Recent observations of gravitational waves—ripples in the fabric of spacetime—have provided a tantalizing hint that a long-standing cosmological theory might finally be true. Researchers believe they have detected evidence of primordial black holes : tiny, ancient objects born not from dying stars, but from the chaotic fluctuations of the Big Bang itself.
If confirmed, these “non-astrophysical” black holes could solve one of the greatest puzzles in modern science: the identity of dark matter.
Beyond the Death of Stars
To understand why this discovery is significant, one must distinguish between the black holes we know and those being proposed here.
- Stellar-mass black holes: These are formed when massive stars collapse at the end of their lives. They are typically much larger than our Sun.
- Primordial black holes (PBHs): These were formed in the immediate aftermath of the Big Bang due to density fluctuations in the early universe. Because they don’t rely on stellar evolution, they can be incredibly small—ranging from the mass of an asteroid to that of a large planet.
The signal captured by the Laser Interferometer Gravitational-Wave Observatory (LIGO) involved a collision between two black holes, at least one of which had a mass smaller than our Sun. Since standard stellar evolution cannot produce a black hole that small, the signal points toward a primordial origin.
The Dark Matter Connection
The detection of these tiny black holes is more than just a curiosity; it offers a potential solution to the dark matter problem.
Dark matter is an invisible substance that makes up approximately 85% of the matter in the universe. While we cannot see it—because it does not interact with light or electromagnetic radiation—we know it exists because its gravity prevents galaxies from flying apart. For decades, physicists have searched for a subatomic particle to explain dark matter, but these searches have largely failed.
“The most plausible explanation for the LIGO signal, which lacks any conventional astrophysical explanation, is the detection of a primordial black hole,” says researcher Alberto Magaraggia.
Primordial black holes are ideal candidates for dark matter because they possess mass and exert gravitational pull, yet they remain effectively invisible behind their event horizons.
Awaiting the “Smoking Gun”
Despite the excitement, the scientific community remains cautious. There is a possibility that the LIGO signal was merely “noise”—interference within the massive laser arms of the detector.

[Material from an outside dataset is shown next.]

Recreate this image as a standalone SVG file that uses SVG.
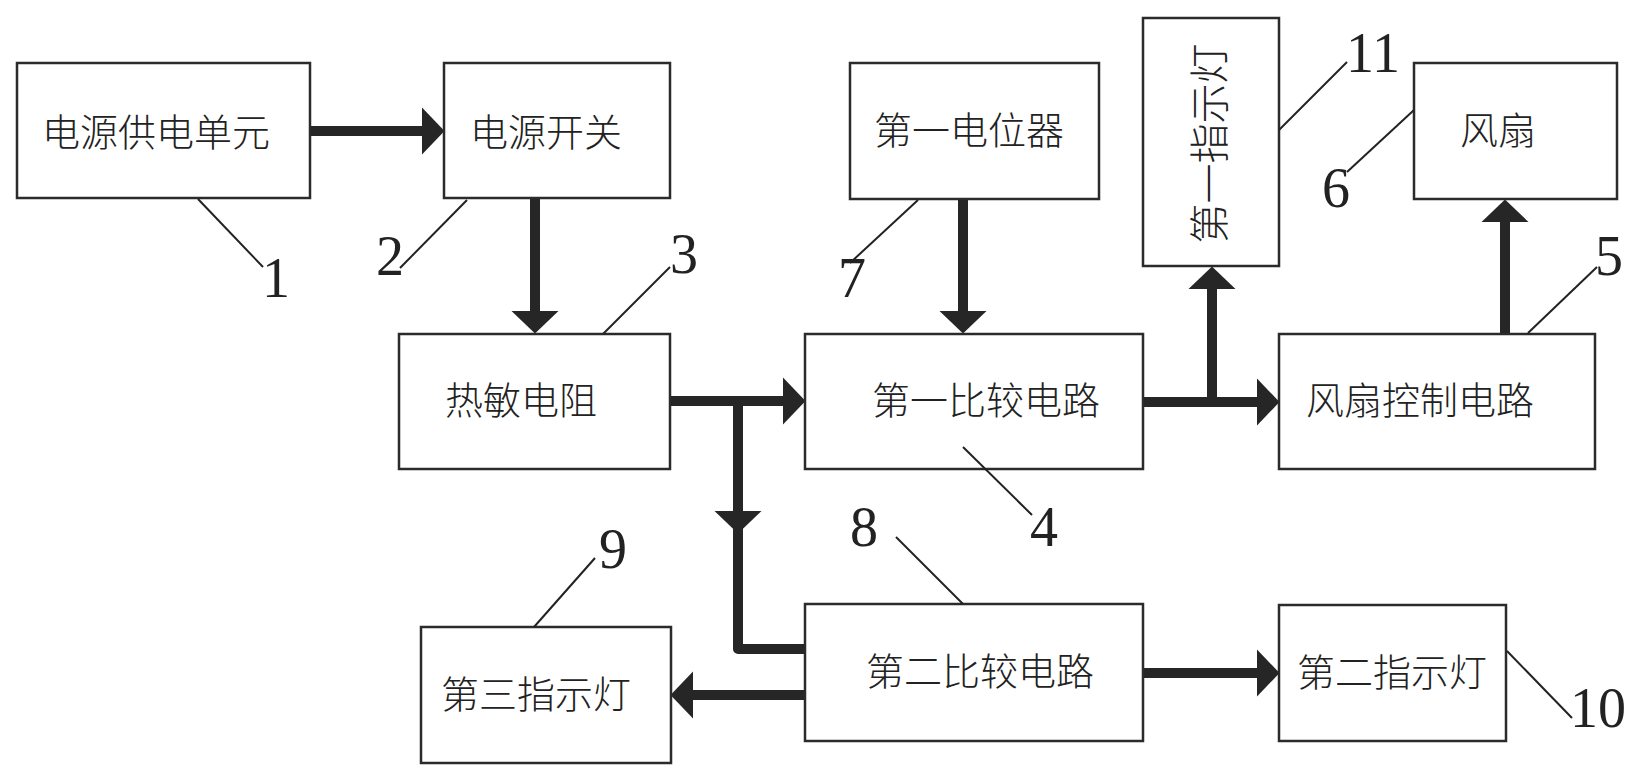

Researchers Nico Cappelluti and Alberto Magaraggia of the University of Miami are working to prove that these signals are legitimate. Their models suggest that while these subsolar black holes should be rare, they are frequent enough to be detected by current and future technology.

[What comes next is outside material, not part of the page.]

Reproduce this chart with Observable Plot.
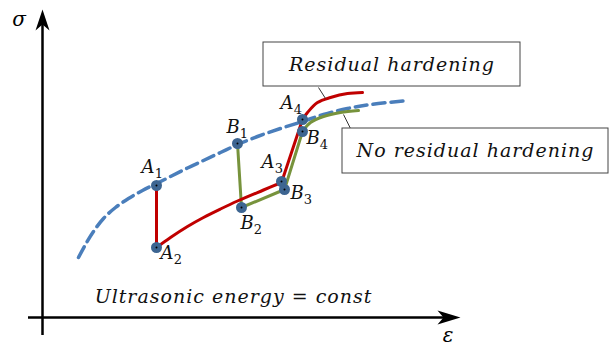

The path to confirmation requires more than one signal. To move from a “tantalizing hint” to a scientific fact, astronomers need a “smoking gun”—a series of consistent detections that match the predicted patterns of primordial black holes.
The Long Game of Discovery
The history of physics suggests that patience is required. Albert Einstein predicted gravitational waves in 1915, but it took a century of technological advancement to actually detect them in 2015.
With upcoming upgrades to the LIGO, Virgo, and KAGRA networks, and the future deployment of the space-based LISA (Laser Interferometer Space Antenna), the tools to confirm these ancient cosmic relics are finally being built.
Conclusion: While the detection of a subsolar black hole remains unconfirmed, it provides a vital lead in the search for primordial black holes, potentially bridging the gap between the Big Bang and the mystery of dark matter.